In the listing below, locate the line that contains "Reproduce this diagram with TikZ." and the line that contains "(0,0) rectangle (2560,1301);". Restate word for word those two lines and every line between them, and nothing else.
--- Start of Recorded data ---
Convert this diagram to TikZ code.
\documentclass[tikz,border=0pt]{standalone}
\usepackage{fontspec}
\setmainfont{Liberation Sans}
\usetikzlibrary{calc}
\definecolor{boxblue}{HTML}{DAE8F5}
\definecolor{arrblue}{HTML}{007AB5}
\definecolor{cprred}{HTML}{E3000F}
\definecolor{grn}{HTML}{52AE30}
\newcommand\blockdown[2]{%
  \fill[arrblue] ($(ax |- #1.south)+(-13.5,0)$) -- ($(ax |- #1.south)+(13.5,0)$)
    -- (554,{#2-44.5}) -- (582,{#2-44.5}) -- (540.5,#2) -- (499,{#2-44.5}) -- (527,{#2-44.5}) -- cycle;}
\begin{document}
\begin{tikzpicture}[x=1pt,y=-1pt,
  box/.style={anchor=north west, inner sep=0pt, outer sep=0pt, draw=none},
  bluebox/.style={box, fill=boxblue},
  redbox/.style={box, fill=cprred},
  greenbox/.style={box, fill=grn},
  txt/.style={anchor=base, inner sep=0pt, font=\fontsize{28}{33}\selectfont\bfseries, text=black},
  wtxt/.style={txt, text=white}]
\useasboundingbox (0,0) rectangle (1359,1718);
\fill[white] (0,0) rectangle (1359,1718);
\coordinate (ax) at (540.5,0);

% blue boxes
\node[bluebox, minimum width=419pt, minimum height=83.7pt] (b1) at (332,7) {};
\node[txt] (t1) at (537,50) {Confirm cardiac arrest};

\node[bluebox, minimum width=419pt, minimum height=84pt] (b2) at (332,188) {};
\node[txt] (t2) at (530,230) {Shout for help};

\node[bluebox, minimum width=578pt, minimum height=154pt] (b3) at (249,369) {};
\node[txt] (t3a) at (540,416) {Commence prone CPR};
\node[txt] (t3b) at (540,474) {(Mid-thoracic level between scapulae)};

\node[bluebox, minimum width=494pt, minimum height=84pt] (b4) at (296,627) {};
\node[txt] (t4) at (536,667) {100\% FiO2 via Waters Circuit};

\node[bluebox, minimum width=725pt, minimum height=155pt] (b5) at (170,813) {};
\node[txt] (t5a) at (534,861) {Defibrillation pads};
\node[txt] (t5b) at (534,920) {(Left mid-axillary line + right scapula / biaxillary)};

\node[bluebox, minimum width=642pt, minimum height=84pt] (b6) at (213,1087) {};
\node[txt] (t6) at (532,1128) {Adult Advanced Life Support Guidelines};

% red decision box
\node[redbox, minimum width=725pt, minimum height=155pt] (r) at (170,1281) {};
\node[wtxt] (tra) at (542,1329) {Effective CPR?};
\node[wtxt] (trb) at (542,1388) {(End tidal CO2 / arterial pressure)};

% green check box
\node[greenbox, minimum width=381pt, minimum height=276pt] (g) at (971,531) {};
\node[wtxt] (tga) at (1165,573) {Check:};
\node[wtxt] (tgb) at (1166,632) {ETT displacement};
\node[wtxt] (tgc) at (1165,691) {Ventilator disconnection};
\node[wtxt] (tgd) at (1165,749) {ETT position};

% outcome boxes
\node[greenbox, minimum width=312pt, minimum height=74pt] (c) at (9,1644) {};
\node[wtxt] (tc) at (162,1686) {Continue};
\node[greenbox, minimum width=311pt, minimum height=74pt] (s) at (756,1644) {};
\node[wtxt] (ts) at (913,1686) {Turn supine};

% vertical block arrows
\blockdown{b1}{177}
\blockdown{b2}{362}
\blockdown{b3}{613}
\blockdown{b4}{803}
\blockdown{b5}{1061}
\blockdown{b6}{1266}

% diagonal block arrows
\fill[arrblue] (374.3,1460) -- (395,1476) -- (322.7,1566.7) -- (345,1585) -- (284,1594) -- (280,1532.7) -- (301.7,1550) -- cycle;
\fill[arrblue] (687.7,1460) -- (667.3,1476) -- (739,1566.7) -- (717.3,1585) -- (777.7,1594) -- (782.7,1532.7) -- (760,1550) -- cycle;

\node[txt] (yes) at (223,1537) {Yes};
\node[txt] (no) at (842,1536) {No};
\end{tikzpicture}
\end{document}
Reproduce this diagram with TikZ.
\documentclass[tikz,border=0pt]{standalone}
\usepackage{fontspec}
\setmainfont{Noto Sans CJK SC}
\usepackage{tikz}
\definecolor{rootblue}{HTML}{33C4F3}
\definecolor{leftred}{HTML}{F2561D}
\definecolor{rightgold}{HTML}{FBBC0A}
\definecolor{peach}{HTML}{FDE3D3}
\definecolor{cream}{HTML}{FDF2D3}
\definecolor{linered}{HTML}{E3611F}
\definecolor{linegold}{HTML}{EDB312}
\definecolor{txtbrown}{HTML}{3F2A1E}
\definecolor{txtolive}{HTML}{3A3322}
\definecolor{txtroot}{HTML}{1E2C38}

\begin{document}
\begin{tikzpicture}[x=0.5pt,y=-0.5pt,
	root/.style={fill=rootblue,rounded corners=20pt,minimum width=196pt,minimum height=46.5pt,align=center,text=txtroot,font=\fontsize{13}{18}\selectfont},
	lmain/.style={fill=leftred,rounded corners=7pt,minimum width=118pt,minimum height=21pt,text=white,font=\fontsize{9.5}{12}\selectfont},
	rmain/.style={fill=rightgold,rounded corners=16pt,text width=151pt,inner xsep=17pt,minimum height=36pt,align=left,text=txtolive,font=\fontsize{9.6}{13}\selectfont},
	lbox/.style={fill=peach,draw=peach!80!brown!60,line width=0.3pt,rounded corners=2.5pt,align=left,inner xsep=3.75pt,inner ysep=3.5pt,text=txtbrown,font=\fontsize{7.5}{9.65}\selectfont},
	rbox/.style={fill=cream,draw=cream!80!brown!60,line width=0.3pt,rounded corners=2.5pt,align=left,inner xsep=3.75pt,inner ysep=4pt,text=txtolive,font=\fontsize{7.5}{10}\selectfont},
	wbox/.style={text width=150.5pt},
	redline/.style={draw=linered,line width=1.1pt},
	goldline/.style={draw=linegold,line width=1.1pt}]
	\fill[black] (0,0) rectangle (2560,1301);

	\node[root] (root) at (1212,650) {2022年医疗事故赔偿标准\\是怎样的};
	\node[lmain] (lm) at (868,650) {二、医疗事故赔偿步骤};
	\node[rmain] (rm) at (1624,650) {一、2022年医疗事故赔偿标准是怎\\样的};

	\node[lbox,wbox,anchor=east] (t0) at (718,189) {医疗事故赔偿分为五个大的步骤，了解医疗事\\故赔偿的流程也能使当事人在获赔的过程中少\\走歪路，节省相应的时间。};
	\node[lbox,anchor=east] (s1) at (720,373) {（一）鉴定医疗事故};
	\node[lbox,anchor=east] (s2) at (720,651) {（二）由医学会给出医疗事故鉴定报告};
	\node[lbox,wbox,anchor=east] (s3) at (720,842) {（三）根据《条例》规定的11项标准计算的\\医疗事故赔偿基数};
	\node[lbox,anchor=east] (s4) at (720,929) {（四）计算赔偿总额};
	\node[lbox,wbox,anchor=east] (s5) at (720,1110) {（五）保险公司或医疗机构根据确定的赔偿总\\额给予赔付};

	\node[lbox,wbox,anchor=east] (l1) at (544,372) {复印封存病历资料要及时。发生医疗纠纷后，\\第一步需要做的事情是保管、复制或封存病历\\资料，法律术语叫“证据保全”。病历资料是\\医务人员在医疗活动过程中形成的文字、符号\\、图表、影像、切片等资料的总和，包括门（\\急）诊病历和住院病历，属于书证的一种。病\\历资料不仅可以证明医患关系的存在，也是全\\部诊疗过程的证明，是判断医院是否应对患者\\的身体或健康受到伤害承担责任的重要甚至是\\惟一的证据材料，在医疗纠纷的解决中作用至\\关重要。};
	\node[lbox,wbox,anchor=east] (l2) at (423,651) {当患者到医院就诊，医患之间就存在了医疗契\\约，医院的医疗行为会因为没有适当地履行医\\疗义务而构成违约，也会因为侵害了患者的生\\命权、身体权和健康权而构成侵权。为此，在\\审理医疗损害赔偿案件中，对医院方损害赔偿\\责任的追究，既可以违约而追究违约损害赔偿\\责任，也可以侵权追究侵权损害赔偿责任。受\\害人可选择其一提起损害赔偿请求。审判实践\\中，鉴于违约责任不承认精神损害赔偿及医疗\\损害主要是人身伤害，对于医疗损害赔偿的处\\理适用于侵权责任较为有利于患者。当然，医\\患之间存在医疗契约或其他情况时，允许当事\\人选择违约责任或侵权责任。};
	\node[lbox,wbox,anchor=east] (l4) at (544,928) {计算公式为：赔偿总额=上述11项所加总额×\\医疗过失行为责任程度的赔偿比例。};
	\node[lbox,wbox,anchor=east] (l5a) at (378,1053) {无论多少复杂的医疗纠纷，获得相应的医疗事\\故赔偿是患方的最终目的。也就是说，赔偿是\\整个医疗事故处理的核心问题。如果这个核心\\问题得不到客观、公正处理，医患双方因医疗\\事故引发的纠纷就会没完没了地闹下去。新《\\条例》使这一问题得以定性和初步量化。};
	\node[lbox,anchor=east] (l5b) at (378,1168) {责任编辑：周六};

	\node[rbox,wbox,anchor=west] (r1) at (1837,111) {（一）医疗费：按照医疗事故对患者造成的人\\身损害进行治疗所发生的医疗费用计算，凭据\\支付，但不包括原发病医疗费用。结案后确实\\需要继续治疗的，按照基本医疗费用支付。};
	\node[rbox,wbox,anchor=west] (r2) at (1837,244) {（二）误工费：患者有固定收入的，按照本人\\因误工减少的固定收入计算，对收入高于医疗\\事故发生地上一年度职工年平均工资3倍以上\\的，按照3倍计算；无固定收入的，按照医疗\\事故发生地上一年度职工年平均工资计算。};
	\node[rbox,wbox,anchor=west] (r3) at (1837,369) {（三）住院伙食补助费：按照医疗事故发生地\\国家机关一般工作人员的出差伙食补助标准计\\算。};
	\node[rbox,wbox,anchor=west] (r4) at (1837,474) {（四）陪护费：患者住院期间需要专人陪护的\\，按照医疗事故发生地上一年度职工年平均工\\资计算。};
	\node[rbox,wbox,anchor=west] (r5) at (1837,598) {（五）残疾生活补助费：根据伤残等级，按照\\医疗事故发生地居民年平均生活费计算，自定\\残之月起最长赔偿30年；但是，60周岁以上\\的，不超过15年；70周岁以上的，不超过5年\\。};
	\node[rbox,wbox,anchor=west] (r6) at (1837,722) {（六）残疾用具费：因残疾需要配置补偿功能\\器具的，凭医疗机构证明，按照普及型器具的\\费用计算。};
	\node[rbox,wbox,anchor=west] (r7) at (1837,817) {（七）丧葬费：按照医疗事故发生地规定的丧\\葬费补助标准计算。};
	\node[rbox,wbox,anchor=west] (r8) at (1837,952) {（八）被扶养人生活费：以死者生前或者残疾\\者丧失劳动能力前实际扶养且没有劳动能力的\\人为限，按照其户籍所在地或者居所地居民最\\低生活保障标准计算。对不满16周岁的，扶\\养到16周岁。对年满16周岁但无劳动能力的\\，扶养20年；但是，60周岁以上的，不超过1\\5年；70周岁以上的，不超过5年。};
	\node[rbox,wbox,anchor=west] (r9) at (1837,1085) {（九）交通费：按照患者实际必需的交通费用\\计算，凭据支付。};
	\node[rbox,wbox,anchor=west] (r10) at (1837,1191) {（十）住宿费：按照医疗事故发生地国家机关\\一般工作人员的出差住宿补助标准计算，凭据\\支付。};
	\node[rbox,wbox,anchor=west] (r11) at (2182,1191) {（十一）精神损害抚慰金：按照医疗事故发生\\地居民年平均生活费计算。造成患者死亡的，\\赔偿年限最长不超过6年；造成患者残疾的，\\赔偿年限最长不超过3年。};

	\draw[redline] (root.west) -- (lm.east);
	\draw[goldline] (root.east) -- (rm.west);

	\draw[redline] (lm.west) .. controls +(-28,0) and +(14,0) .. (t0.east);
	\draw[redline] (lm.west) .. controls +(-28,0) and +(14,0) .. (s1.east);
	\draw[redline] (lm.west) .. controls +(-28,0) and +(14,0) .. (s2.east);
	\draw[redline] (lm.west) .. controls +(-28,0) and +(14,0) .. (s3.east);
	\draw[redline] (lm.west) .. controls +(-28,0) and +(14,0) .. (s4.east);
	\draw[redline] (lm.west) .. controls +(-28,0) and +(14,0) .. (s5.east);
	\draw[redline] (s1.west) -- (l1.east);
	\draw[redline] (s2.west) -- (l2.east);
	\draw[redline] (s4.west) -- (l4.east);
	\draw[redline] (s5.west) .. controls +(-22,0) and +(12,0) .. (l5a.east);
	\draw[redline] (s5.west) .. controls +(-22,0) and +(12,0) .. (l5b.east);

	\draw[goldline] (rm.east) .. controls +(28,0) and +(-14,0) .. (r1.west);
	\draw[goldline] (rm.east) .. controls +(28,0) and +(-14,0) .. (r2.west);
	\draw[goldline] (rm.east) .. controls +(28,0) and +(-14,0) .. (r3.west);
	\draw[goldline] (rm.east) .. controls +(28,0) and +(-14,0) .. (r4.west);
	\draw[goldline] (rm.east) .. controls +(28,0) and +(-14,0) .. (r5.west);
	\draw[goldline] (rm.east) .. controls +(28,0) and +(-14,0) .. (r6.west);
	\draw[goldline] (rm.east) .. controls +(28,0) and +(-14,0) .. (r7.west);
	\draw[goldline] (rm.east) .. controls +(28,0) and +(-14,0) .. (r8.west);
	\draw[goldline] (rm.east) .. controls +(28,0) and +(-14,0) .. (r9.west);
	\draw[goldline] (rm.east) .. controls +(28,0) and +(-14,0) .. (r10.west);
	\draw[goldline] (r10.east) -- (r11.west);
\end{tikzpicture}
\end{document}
--- End of Recorded data ---
→ **Complete answer**:
Reproduce this diagram with TikZ.
\documentclass[tikz,border=0pt]{standalone}
\usepackage{fontspec}
\setmainfont{Noto Sans CJK SC}
\usepackage{tikz}
\definecolor{rootblue}{HTML}{33C4F3}
\definecolor{leftred}{HTML}{F2561D}
\definecolor{rightgold}{HTML}{FBBC0A}
\definecolor{peach}{HTML}{FDE3D3}
\definecolor{cream}{HTML}{FDF2D3}
\definecolor{linered}{HTML}{E3611F}
\definecolor{linegold}{HTML}{EDB312}
\definecolor{txtbrown}{HTML}{3F2A1E}
\definecolor{txtolive}{HTML}{3A3322}
\definecolor{txtroot}{HTML}{1E2C38}

\begin{document}
\begin{tikzpicture}[x=0.5pt,y=-0.5pt,
	root/.style={fill=rootblue,rounded corners=20pt,minimum width=196pt,minimum height=46.5pt,align=center,text=txtroot,font=\fontsize{13}{18}\selectfont},
	lmain/.style={fill=leftred,rounded corners=7pt,minimum width=118pt,minimum height=21pt,text=white,font=\fontsize{9.5}{12}\selectfont},
	rmain/.style={fill=rightgold,rounded corners=16pt,text width=151pt,inner xsep=17pt,minimum height=36pt,align=left,text=txtolive,font=\fontsize{9.6}{13}\selectfont},
	lbox/.style={fill=peach,draw=peach!80!brown!60,line width=0.3pt,rounded corners=2.5pt,align=left,inner xsep=3.75pt,inner ysep=3.5pt,text=txtbrown,font=\fontsize{7.5}{9.65}\selectfont},
	rbox/.style={fill=cream,draw=cream!80!brown!60,line width=0.3pt,rounded corners=2.5pt,align=left,inner xsep=3.75pt,inner ysep=4pt,text=txtolive,font=\fontsize{7.5}{10}\selectfont},
	wbox/.style={text width=150.5pt},
	redline/.style={draw=linered,line width=1.1pt},
	goldline/.style={draw=linegold,line width=1.1pt}]
	\fill[black] (0,0) rectangle (2560,1301);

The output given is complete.